◆ Collected material:
┌──
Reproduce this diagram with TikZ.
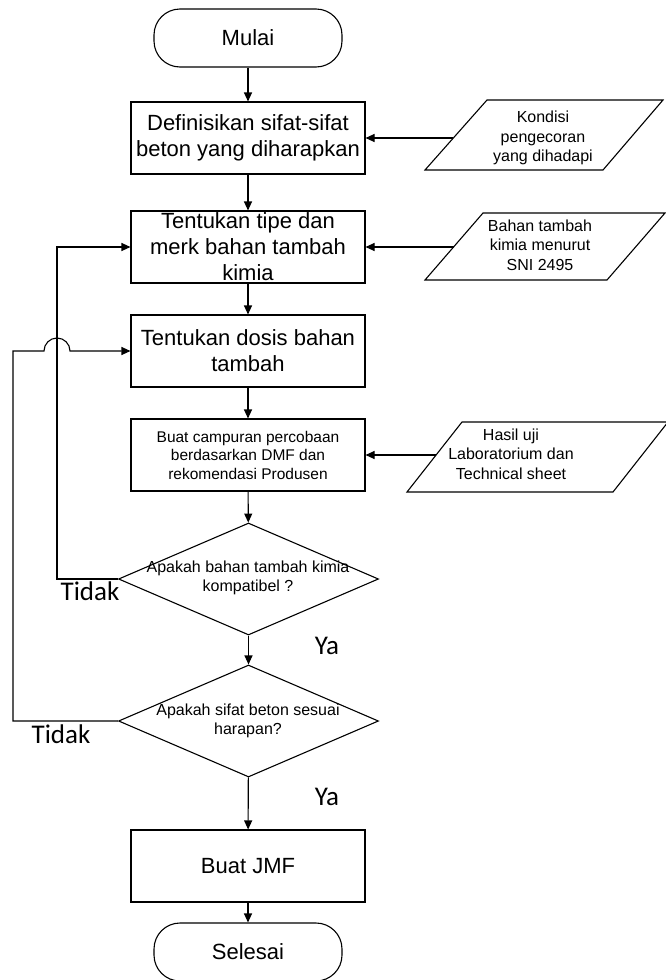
\documentclass[tikz,border=0pt]{standalone}
\usepackage{fontspec}
\setmainfont{Liberation Sans}
\newfontfamily\carlito{Carlito}
\usetikzlibrary{arrows.meta,shapes.geometric}
\begin{document}
\begin{tikzpicture}[x=1pt,y=-1pt,line width=1.1pt,
  arr/.style={-{Triangle[width=8pt,length=9pt]}},
  box/.style={draw,rectangle,minimum width=234pt,minimum height=72pt,inner sep=0pt,align=center,font=\fontsize{22}{26}\selectfont},
  smallbox/.style={box,font=\fontsize{15.5}{18.5}\selectfont},
  term/.style={draw,rectangle,rounded corners=26pt,minimum width=188pt,minimum height=58pt,inner sep=0pt,font=\fontsize{22}{26}\selectfont},
  dia/.style={draw,diamond,minimum width=260pt,minimum height=112pt,inner sep=0pt},
  dtext/.style={align=center,inner sep=0pt,font=\fontsize{16}{19}\selectfont},
  ptext/.style={align=center,inner sep=0pt,font=\fontsize{16}{19.5}\selectfont},
  lab/.style={inner sep=0pt,font=\carlito\fontsize{27}{30}\selectfont}
]
\useasboundingbox (0,0) rectangle (665,980);

% main column
\node[term] (mulai) at (248,38) {Mulai};
\node[box] (def) at (248,138) {Definisikan sifat-sifat\\beton yang diharapkan};
\node[box] (tipe) at (248,247) {Tentukan tipe dan\\merk bahan tambah\\kimia};
\node[box] (dosis) at (248,351) {Tentukan dosis bahan\\tambah};
\node[smallbox] (camp) at (248,455) {Buat campuran percobaan\\berdasarkan DMF dan\\rekomendasi Produsen};
\node[dia] (d1) at (248.5,579) {};
\node[dtext] (d1t) at (248,578) {Apakah bahan tambah kimia\\kompatibel ?};
\node[dia] (d2) at (248.5,721) {};
\node[dtext] (d2t) at (248,721) {Apakah sifat beton sesuai\\harapan?};
\node[box] (jmf) at (248,866) {Buat JMF};
\node[term] (selesai) at (248,952) {Selesai};

% inputs (parallelograms)
\draw (425,170) -- (487,100) -- (663,100) -- (603,170) -- cycle;
\node[ptext] (kond) at (543,138) {Kondisi\\pengecoran\\yang dihadapi};
\coordinate (kondL) at (453,138);
\draw (425,280) -- (483,213) -- (665,213) -- (607,280) -- cycle;
\node[ptext] (bahan) at (540,245) {Bahan tambah\\kimia menurut\\SNI 2495};
\coordinate (bahanL) at (454,247);
\draw (407,492) -- (462,422) -- (668,422) -- (613,492) -- cycle;
\node[ptext] (hasil) at (511,454) {Hasil uji\\Laboratorium dan\\Technical sheet};
\coordinate (hasilL) at (436,455);

% main flow arrows
\draw[arr] (mulai) -- (def);
\draw[arr] (def) -- (tipe);
\draw[arr] (tipe) -- (dosis);
\draw[arr] (dosis) -- (camp);
\draw[arr] (camp) -- (d1);
\draw[arr] (d1) -- (d2);
\draw[arr] (d2) -- (jmf);
\draw[arr] (jmf) -- (selesai);

% input arrows
\draw[arr] (kondL) -- (def);
\draw[arr] (bahanL) -- (tipe);
\draw[arr] (hasilL) -- (camp);

% feedback loops
\coordinate (c1) at (57,579);
\draw[arr] (d1.west) -- (c1) |- (tipe.west);
\coordinate (c2) at (13,721);
\coordinate (hopL) at (44,351);
\draw[arr] (d2.west) -- (c2) -- (c2 |- dosis.west) -- (hopL)
  arc[start angle=180,end angle=0,radius=13pt] -- (dosis.west);

% labels
\node[lab] (t1) at (90,591) {Tidak};
\node[lab] (t2) at (61,734) {Tidak};
\node[lab] (y1) at (327,646) {Ya};
\node[lab] (y2) at (327,797) {Ya};
\end{tikzpicture}
\end{document}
└──
◆ Request: Transcribe all the data word for word; the images stay out.

◆ Output below:
Reproduce this diagram with TikZ.
\documentclass[tikz,border=0pt]{standalone}
\usepackage{fontspec}
\setmainfont{Liberation Sans}
\newfontfamily\carlito{Carlito}
\usetikzlibrary{arrows.meta,shapes.geometric}
\begin{document}
\begin{tikzpicture}[x=1pt,y=-1pt,line width=1.1pt,
  arr/.style={-{Triangle[width=8pt,length=9pt]}},
  box/.style={draw,rectangle,minimum width=234pt,minimum height=72pt,inner sep=0pt,align=center,font=\fontsize{22}{26}\selectfont},
  smallbox/.style={box,font=\fontsize{15.5}{18.5}\selectfont},
  term/.style={draw,rectangle,rounded corners=26pt,minimum width=188pt,minimum height=58pt,inner sep=0pt,font=\fontsize{22}{26}\selectfont},
  dia/.style={draw,diamond,minimum width=260pt,minimum height=112pt,inner sep=0pt},
  dtext/.style={align=center,inner sep=0pt,font=\fontsize{16}{19}\selectfont},
  ptext/.style={align=center,inner sep=0pt,font=\fontsize{16}{19.5}\selectfont},
  lab/.style={inner sep=0pt,font=\carlito\fontsize{27}{30}\selectfont}
]
\useasboundingbox (0,0) rectangle (665,980);

% main column
\node[term] (mulai) at (248,38) {Mulai};
\node[box] (def) at (248,138) {Definisikan sifat-sifat\\beton yang diharapkan};
\node[box] (tipe) at (248,247) {Tentukan tipe dan\\merk bahan tambah\\kimia};
\node[box] (dosis) at (248,351) {Tentukan dosis bahan\\tambah};
\node[smallbox] (camp) at (248,455) {Buat campuran percobaan\\berdasarkan DMF dan\\rekomendasi Produsen};
\node[dia] (d1) at (248.5,579) {};
\node[dtext] (d1t) at (248,578) {Apakah bahan tambah kimia\\kompatibel ?};
\node[dia] (d2) at (248.5,721) {};
\node[dtext] (d2t) at (248,721) {Apakah sifat beton sesuai\\harapan?};
\node[box] (jmf) at (248,866) {Buat JMF};
\node[term] (selesai) at (248,952) {Selesai};

% inputs (parallelograms)
\draw (425,170) -- (487,100) -- (663,100) -- (603,170) -- cycle;
\node[ptext] (kond) at (543,138) {Kondisi\\pengecoran\\yang dihadapi};
\coordinate (kondL) at (453,138);
\draw (425,280) -- (483,213) -- (665,213) -- (607,280) -- cycle;
\node[ptext] (bahan) at (540,245) {Bahan tambah\\kimia menurut\\SNI 2495};
\coordinate (bahanL) at (454,247);
\draw (407,492) -- (462,422) -- (668,422) -- (613,492) -- cycle;
\node[ptext] (hasil) at (511,454) {Hasil uji\\Laboratorium dan\\Technical sheet};
\coordinate (hasilL) at (436,455);

% main flow arrows
\draw[arr] (mulai) -- (def);
\draw[arr] (def) -- (tipe);
\draw[arr] (tipe) -- (dosis);
\draw[arr] (dosis) -- (camp);
\draw[arr] (camp) -- (d1);
\draw[arr] (d1) -- (d2);
\draw[arr] (d2) -- (jmf);
\draw[arr] (jmf) -- (selesai);

% input arrows
\draw[arr] (kondL) -- (def);
\draw[arr] (bahanL) -- (tipe);
\draw[arr] (hasilL) -- (camp);

% feedback loops
\coordinate (c1) at (57,579);
\draw[arr] (d1.west) -- (c1) |- (tipe.west);
\coordinate (c2) at (13,721);
\coordinate (hopL) at (44,351);
\draw[arr] (d2.west) -- (c2) -- (c2 |- dosis.west) -- (hopL)
  arc[start angle=180,end angle=0,radius=13pt] -- (dosis.west);

% labels
\node[lab] (t1) at (90,591) {Tidak};
\node[lab] (t2) at (61,734) {Tidak};
\node[lab] (y1) at (327,646) {Ya};
\node[lab] (y2) at (327,797) {Ya};
\end{tikzpicture}
\end{document}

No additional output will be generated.